For simplicity, an example is shown where the messages produced are quite small, and would not need compression, as they are well under the 1MB message size constraint of the Quix-managed broker.

Decompression

To handle these compressed messages it is possible to build a decompression service. You could use the Starter Transformation code sample as a starting point for your new service.

Tip

If you're new to Quix, see the Quix Cloud Tour for details on how to create a service from a sample.

The following example demonstrates the basics of such a decompression service:

import os, zlib # make sure zlib is imported (you don't need to install it though)
from quixstreams import Application

# for local dev, load env vars from a .env file
from dotenv import load_dotenv
load_dotenv()

def decompress_data(compressed_data):
    data = zlib.decompress(compressed_data)
    data = data.decode("utf-8") # decode UTF-8 packed bytes
    return data

app = Application.Quix("decompress-service", auto_offset_reset="earliest")

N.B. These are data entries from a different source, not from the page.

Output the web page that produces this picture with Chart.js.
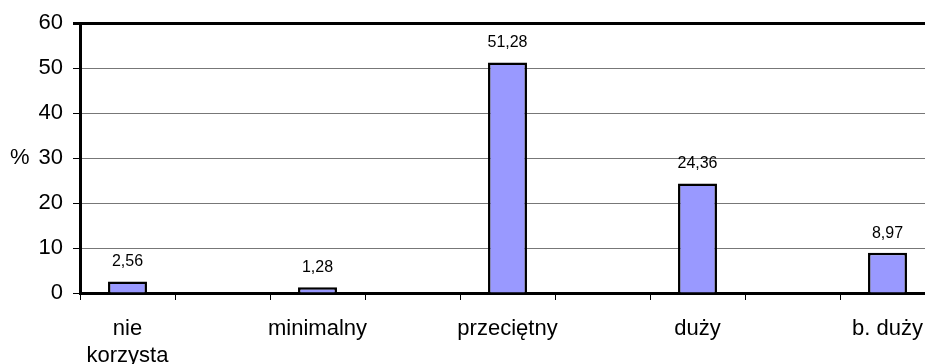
<!DOCTYPE html>
<html lang="pl">
<head>
    <meta charset="UTF-8">
    <title>Wykres</title>
    <script src="https://cdn.jsdelivr.net/npm/chart.js"></script>
    <style>
        html, body {
            margin: 0;
            padding: 0;
            background: #fff;
            overflow: hidden;
        }

        .chart-box {
            width: 925px;
            height: 364px;
            overflow: hidden;
        }
    </style>
</head>
<body>
    <div class="chart-box">
        <canvas id="chart" width="1040" height="364"></canvas>
    </div>

    <script>
        // data
        const categories = [['nie', 'korzysta'], 'minimalny', 'przeciętny', 'duży', 'b. duży'];
        const values = [2.56, 1.28, 51.28, 24.36, 8.97];
        const yMin = 0;
        const yMax = 60;
        const yStep = 10;

        // the original chart leaves an empty slot after every category
        const labels = categories.flatMap(c => [c, '']);
        const barData = values.flatMap(v => [v, null]);

        const font = '"Liberation Sans", Arial, sans-serif';

        // value labels above the bars, decimal comma
        const valueLabels = {
            id: 'valueLabels',
            afterDatasetsDraw(chart) {
                const ctx = chart.ctx;
                const meta = chart.getDatasetMeta(0);
                ctx.save();
                ctx.font = '16px ' + font;
                ctx.fillStyle = '#000';
                ctx.textAlign = 'center';
                ctx.textBaseline = 'alphabetic';
                meta.data.forEach((bar, i) => {
                    const v = barData[i];
                    if (v === null) return;
                    ctx.fillText(v.toFixed(2).replace('.', ','), bar.x, bar.y - 15);
                });
                ctx.restore();
            }
        };

        // "%" sits to the left of the 30 tick
        const percentTitle = {
            id: 'percentTitle',
            afterDraw(chart) {
                const ctx = chart.ctx;
                const y = chart.scales.y;
                ctx.save();
                ctx.font = '22px ' + font;
                ctx.fillStyle = '#000';
                ctx.textAlign = 'left';
                ctx.textBaseline = 'middle';
                ctx.fillText('%', 10, y.getPixelForValue(30));
                ctx.restore();
            }
        };

        new Chart(document.getElementById('chart'), {
            type: 'bar',
            data: {
                labels: labels,
                datasets: [{
                    data: barData,
                    backgroundColor: '#9999FF',
                    borderColor: '#000',
                    borderWidth: 2.5,
                    borderSkipped: 'start',
                    barPercentage: 0.41,
                    categoryPercentage: 1
                }]
            },
            options: {
                responsive: false,
                animation: false,
                devicePixelRatio: 1,
                layout: {
                    padding: { top: 21, right: 10, left: 0, bottom: 0 }
                },
                plugins: {
                    legend: { display: false },
                    tooltip: { enabled: false }
                },
                scales: {
                    x: {
                        offset: true,
                        afterFit(scale) { scale.height = 71; },
                        grid: {
                            offset: true,
                            drawOnChartArea: false,
                            drawTicks: true,
                            tickLength: 7,
                            tickColor: '#000',
                            tickWidth: 1
                        },
                        border: { color: '#000', width: 3 },
                        ticks: {
                            autoSkip: false,
                            maxRotation: 0,
                            minRotation: 0,
                            padding: 15,
                            color: '#000',
                            font: { family: font, size: 22, lineHeight: 1.25 }
                        }
                    },
                    y: {
                        min: yMin,
                        max: yMax,
                        afterFit(scale) { scale.width = 80; },
                        grid: {
                            color: ctx => ctx.tick && ctx.tick.value === yMax ? '#000' : '#777',
                            lineWidth: ctx => ctx.tick && ctx.tick.value === yMax ? 3 : 1,
                            drawTicks: true,
                            tickLength: 7,
                            tickColor: '#000'
                        },
                        border: { color: '#000', width: 3 },
                        ticks: {
                            stepSize: yStep,
                            padding: 10,
                            color: '#000',
                            font: { family: font, size: 22 }
                        }
                    }
                }
            },
            plugins: [valueLabels, percentTitle]
        });
    </script>
</body>
</html>
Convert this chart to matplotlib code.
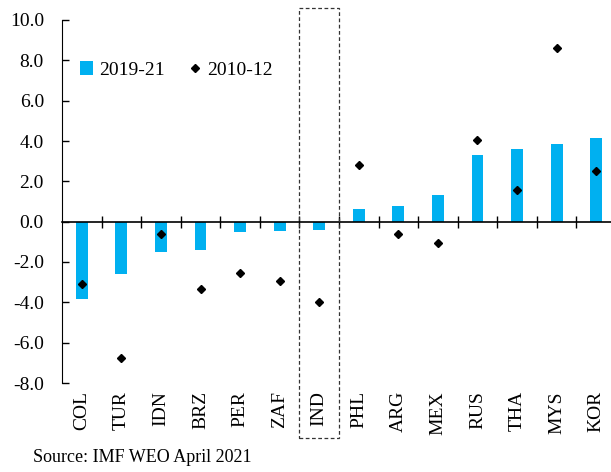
import matplotlib
matplotlib.use("Agg")
import matplotlib.pyplot as plt
from matplotlib.patches import Rectangle

# ── Data ─────────────────────────────────────────────────────────────────────────
countries = ["COL", "TUR", "IDN", "BRZ", "PER", "ZAF", "IND",
             "PHL", "ARG", "MEX", "RUS", "THA", "MYS", "KOR"]
val_2019_21 = [-3.85, -2.6, -1.5, -1.4, -0.5, -0.45, -0.4,
               0.65, 0.78, 1.3, 3.3, 3.6, 3.85, 4.15]
val_2010_12 = [-3.1, -6.75, -0.6, -3.35, -2.55, -2.95, -4.0,
               2.8, -0.6, -1.05, 4.05, 1.55, 8.6, 2.5]

BLUE = "#00B0F0"

plt.rcParams["font.family"] = ["Liberation Serif", "DejaVu Serif"]
plt.rcParams["font.size"] = 14

fig = plt.figure(figsize=(6.11, 4.72), dpi=100)
ax = fig.add_axes([62 / 611, 1 - 383 / 472, 554 / 611, 363 / 472])

x = list(range(len(countries)))
bars = ax.bar(x, val_2019_21, width=0.3, color=BLUE, label="2019-21", zorder=2)
dots, = ax.plot(x, val_2010_12, linestyle="none", marker="D", markersize=4.5,
                color="black", label="2010-12", zorder=3)

ax.set_xlim(-0.5, len(countries) - 0.5)
ax.set_ylim(-8, 10)
ax.set_yticks(range(-8, 11, 2))
ax.set_yticklabels([f"{v:.1f}" for v in range(-8, 11, 2)])
ax.tick_params(axis="y", direction="in", length=5, width=1, pad=13)

# x axis sits on zero, ticks between categories, labels at the bottom
ax.spines["top"].set_visible(False)
ax.spines["right"].set_visible(False)
ax.spines["bottom"].set_position(("data", 0))
ax.spines["bottom"].set_linewidth(1.2)
ax.set_xticks([i + 0.5 for i in x[:-1]])
ax.set_xticklabels([])
ax.tick_params(axis="x", direction="inout", length=9, width=1)
for i, c in zip(x, countries):
    ax.text(i, -8.4, c, rotation=90, ha="center", va="top")

# dashed box around India
ax.add_patch(Rectangle((5.5, -10.72), 1.0, 21.32, fill=False, linestyle=(0, (3, 2)),
                       edgecolor="#333333", linewidth=0.9, clip_on=False, zorder=4))

ax.legend(handles=[bars, dots], loc="upper left", bbox_to_anchor=(0.0, 0.935),
          ncol=2, frameon=False, handlelength=0.7, handleheight=0.7,
          handletextpad=0.3, columnspacing=1.2, fontsize=14)

fig.text(33 / 611, 1 - 458 / 472, "Source: IMF WEO April 2021", fontsize=13,
         va="center", ha="left")

fig.savefig("out.png", dpi=100)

# inbound compressed data is a series of bytes so the bytes deserializer is used for this topic
input_topic = app.topic(os.environ["input"], value_deserializer="bytes")
# data is to be published as JSON for onward processing in the pipeline.
# JSON is the default serializer / message format, but is explicitly specified here for clarity
output_topic = app.topic(os.environ["output"], value_serializer="json")

sdf = app.dataframe(input_topic)
sdf = sdf.apply(decompress_data) # call the `decompress_data` function for each message
sdf = sdf.update(lambda msg: print(msg)) # print out each message for debugging
sdf = sdf.to_topic(output_topic) # publish messages to output topic

if __name__ == "__main__":
    app.run(sdf)

You don't need to install zlib using the requirements.txt file as it's included with Python.

Tip

Make sure you are using Quix Streams 2.4.2 or newer. You can check this is specified in the requirements.txt file.

Fast compression algorithms

While zlib is a common compression algorithm, there are alternatives. The following table lists a few more libraries that offer fast compression and decompression:

library	Description
blosc	Blosc is a high-performance compressor optimized for binary data. It is particularly efficient for compressing numerical data, such as NumPy arrays. Blosc can provide significantly faster compression and decompression speeds compared to zlib.
lz4	LZ4 is a very fast compression algorithm that offers both fast compression and decompression speeds. It is often used in applications where speed is critical, such as real-time data processing or network communication.
zstd (Zstandard)	Zstandard is a modern compression algorithm developed by Facebook. It offers a good balance between compression ratio and speed, often outperforming zlib in both compression and decompression speed while providing better compression ratios.
Snappy	Snappy is another fast compression/decompression library developed by Google. It is optimized for speed and is often used in distributed systems and big data processing frameworks where low latency is crucial.
bzip2	While not typically faster than zlib, bzip2 can sometimes achieve better compression ratios, especially for certain types of data. However, it tends to be slower in terms of compression and decompression speed.

Always take into consideration the type of data being handled, for example text format or binary.